Start DATA SEGMENT

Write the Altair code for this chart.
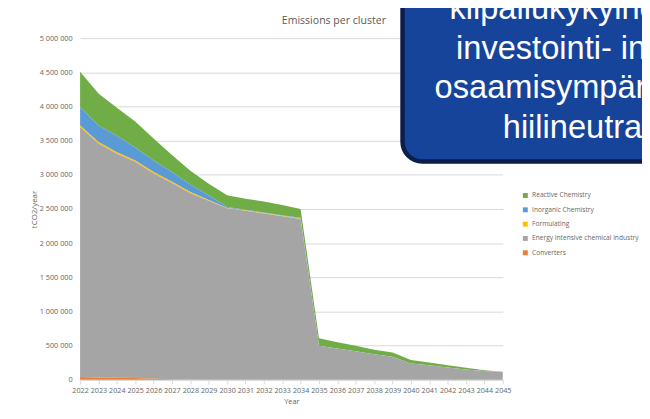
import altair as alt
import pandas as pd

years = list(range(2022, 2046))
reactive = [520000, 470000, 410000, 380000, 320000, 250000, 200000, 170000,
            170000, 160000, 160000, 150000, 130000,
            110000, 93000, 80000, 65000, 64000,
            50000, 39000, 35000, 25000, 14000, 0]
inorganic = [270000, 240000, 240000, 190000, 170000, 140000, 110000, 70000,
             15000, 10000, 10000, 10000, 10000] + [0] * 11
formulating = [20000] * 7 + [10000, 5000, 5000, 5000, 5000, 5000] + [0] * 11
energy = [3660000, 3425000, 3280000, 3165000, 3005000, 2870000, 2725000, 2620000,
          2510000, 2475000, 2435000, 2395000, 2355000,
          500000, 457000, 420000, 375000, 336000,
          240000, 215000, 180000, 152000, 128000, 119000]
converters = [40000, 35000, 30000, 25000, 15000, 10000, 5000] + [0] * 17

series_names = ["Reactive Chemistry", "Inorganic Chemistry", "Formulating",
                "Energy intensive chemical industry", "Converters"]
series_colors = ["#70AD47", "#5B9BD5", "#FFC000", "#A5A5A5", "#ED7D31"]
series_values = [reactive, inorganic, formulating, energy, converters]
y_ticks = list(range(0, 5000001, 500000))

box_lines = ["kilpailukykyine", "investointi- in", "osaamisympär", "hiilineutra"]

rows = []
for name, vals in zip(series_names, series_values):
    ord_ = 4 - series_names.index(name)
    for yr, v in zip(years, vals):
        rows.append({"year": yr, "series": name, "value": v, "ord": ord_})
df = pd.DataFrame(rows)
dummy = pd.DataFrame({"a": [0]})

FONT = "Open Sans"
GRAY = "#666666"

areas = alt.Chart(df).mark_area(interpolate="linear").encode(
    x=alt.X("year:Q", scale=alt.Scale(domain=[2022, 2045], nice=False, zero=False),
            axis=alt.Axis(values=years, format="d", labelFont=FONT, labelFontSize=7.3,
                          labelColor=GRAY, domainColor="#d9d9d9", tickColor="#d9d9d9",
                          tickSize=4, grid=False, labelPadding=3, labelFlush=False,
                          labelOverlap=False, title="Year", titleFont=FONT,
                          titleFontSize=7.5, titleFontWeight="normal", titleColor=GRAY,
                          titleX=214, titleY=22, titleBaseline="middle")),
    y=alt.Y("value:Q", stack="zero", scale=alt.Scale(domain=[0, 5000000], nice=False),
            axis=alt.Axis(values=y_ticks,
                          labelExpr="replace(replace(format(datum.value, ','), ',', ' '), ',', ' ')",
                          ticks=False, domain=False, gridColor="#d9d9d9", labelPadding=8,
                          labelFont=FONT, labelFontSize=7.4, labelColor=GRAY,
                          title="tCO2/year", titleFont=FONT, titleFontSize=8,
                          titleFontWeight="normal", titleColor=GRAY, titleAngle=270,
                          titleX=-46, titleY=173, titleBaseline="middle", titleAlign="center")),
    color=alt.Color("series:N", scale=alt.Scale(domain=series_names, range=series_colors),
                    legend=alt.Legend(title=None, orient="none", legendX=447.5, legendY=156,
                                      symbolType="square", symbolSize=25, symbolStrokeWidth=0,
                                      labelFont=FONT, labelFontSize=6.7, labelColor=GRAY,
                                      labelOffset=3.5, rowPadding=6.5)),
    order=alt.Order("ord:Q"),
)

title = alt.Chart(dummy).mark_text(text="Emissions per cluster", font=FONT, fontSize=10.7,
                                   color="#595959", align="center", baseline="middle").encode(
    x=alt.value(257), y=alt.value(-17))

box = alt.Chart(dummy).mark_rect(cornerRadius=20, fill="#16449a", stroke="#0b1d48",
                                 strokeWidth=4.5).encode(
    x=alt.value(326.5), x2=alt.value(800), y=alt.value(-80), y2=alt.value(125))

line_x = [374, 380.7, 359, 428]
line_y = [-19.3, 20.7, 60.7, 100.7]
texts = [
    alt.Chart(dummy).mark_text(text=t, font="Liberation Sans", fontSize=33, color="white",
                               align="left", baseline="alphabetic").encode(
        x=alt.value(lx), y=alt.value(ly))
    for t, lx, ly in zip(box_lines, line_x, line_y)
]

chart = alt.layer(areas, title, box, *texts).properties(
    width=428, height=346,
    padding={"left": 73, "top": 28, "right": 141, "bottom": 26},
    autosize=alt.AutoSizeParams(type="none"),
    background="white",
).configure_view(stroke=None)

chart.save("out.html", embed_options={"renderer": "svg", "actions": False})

End DATA SEGMENT

• SHORT PROBLEM:
Pictures stay out. Repeat only the lines from the beginning of the data through the line that has "import pandas as pd".

• EXERCISE RESPONSE:
Write the Altair code for this chart.
import altair as alt
import pandas as pd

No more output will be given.